--- start Source material ---

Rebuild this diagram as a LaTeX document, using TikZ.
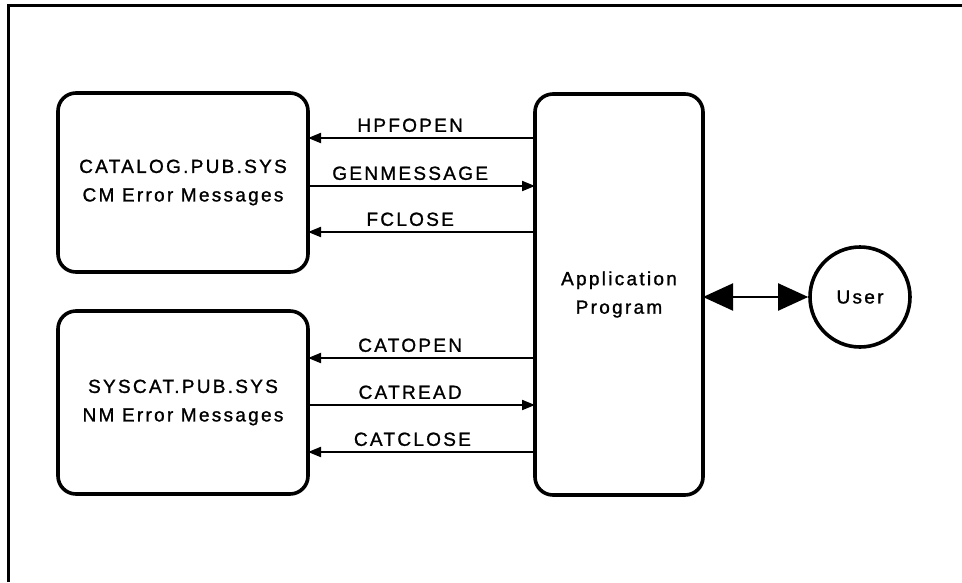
\documentclass[tikz,border=0pt]{standalone}
\usepackage{fontspec}
\setmainfont[LetterSpace=12, FakeBold=1.2]{Liberation Sans}
\usetikzlibrary{arrows.meta}

\tikzset{
  blk/.style={draw, line width=3.6pt, rounded corners=18pt, align=center,
    inner sep=0pt, outer sep=0pt},
  call/.style={line width=2pt, -{Triangle[length=13pt,width=10pt]}},
  lbl/.style={above=5pt, inner sep=0pt},
  bigtip/.tip={Triangle[length=30pt,width=27pt]}
}

\begin{document}
\begin{tikzpicture}[x=1pt, y=-1pt, font=\fontsize{19}{28.5}\selectfont]
  \useasboundingbox (0,0) rectangle (962,582);

  % open frame: top and left rules only
  \draw[line width=3pt, line join=miter] (8.5,582) -- (8.5,5) -- (962,5);

  % message files
  \node[blk, minimum width=250pt, minimum height=179pt] (cat) at (183,182.5)
    {CATALOG.PUB.SYS\\CM Error Messages};
  \node[blk, minimum width=250pt, minimum height=183pt] (sys) at (183,402.5)
    {SYSCAT.PUB.SYS\\NM Error Messages};

  % program and user
  \node[blk, minimum width=168pt, minimum height=401pt] (app) at (619,294.5)
    {Application\\Program};
  \node[draw, circle, line width=3.6pt, minimum size=100pt, inner sep=0pt]
    (user) at (860,297) {User};

  % intrinsic calls against CATALOG.PUB.SYS
  \draw[call] (app.west |- 0,138) -- node[lbl, pos=0.55] (l1) {HPFOPEN} (cat.east |- 0,138);
  \draw[call] (cat.east |- 0,186) -- node[lbl, pos=0.45] (l2) {GENMESSAGE} (app.west |- 0,186);
  \draw[call] (app.west |- 0,232) -- node[lbl, pos=0.55] (l3) {FCLOSE} (cat.east |- 0,232);

  % intrinsic calls against SYSCAT.PUB.SYS
  \draw[call] (app.west |- 0,358) -- node[lbl, pos=0.55] (l4) {CATOPEN} (sys.east |- 0,358);
  \draw[call] (sys.east |- 0,405) -- node[lbl, pos=0.45] (l5) {CATREAD} (app.west |- 0,405);
  \draw[call] (app.west |- 0,452) -- node[lbl, pos=0.54] (l6) {CATCLOSE} (sys.east |- 0,452);

  % dialogue with the user
  \draw[line width=2pt, {bigtip}-{bigtip}] (app.east |- user.west) -- (user.west);
\end{tikzpicture}
\end{document}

--- end Source material ---

[Exercise aim] Without the pictures, write out all of the material exactly.

[Solution for this exercise]
Rebuild this diagram as a LaTeX document, using TikZ.
\documentclass[tikz,border=0pt]{standalone}
\usepackage{fontspec}
\setmainfont[LetterSpace=12, FakeBold=1.2]{Liberation Sans}
\usetikzlibrary{arrows.meta}

\tikzset{
  blk/.style={draw, line width=3.6pt, rounded corners=18pt, align=center,
    inner sep=0pt, outer sep=0pt},
  call/.style={line width=2pt, -{Triangle[length=13pt,width=10pt]}},
  lbl/.style={above=5pt, inner sep=0pt},
  bigtip/.tip={Triangle[length=30pt,width=27pt]}
}

\begin{document}
\begin{tikzpicture}[x=1pt, y=-1pt, font=\fontsize{19}{28.5}\selectfont]
  \useasboundingbox (0,0) rectangle (962,582);

  % open frame: top and left rules only
  \draw[line width=3pt, line join=miter] (8.5,582) -- (8.5,5) -- (962,5);

  % message files
  \node[blk, minimum width=250pt, minimum height=179pt] (cat) at (183,182.5)
    {CATALOG.PUB.SYS\\CM Error Messages};
  \node[blk, minimum width=250pt, minimum height=183pt] (sys) at (183,402.5)
    {SYSCAT.PUB.SYS\\NM Error Messages};

  % program and user
  \node[blk, minimum width=168pt, minimum height=401pt] (app) at (619,294.5)
    {Application\\Program};
  \node[draw, circle, line width=3.6pt, minimum size=100pt, inner sep=0pt]
    (user) at (860,297) {User};

  % intrinsic calls against CATALOG.PUB.SYS
  \draw[call] (app.west |- 0,138) -- node[lbl, pos=0.55] (l1) {HPFOPEN} (cat.east |- 0,138);
  \draw[call] (cat.east |- 0,186) -- node[lbl, pos=0.45] (l2) {GENMESSAGE} (app.west |- 0,186);
  \draw[call] (app.west |- 0,232) -- node[lbl, pos=0.55] (l3) {FCLOSE} (cat.east |- 0,232);

  % intrinsic calls against SYSCAT.PUB.SYS
  \draw[call] (app.west |- 0,358) -- node[lbl, pos=0.55] (l4) {CATOPEN} (sys.east |- 0,358);
  \draw[call] (sys.east |- 0,405) -- node[lbl, pos=0.45] (l5) {CATREAD} (app.west |- 0,405);
  \draw[call] (app.west |- 0,452) -- node[lbl, pos=0.54] (l6) {CATCLOSE} (sys.east |- 0,452);

  % dialogue with the user
  \draw[line width=2pt, {bigtip}-{bigtip}] (app.east |- user.west) -- (user.west);
\end{tikzpicture}
\end{document}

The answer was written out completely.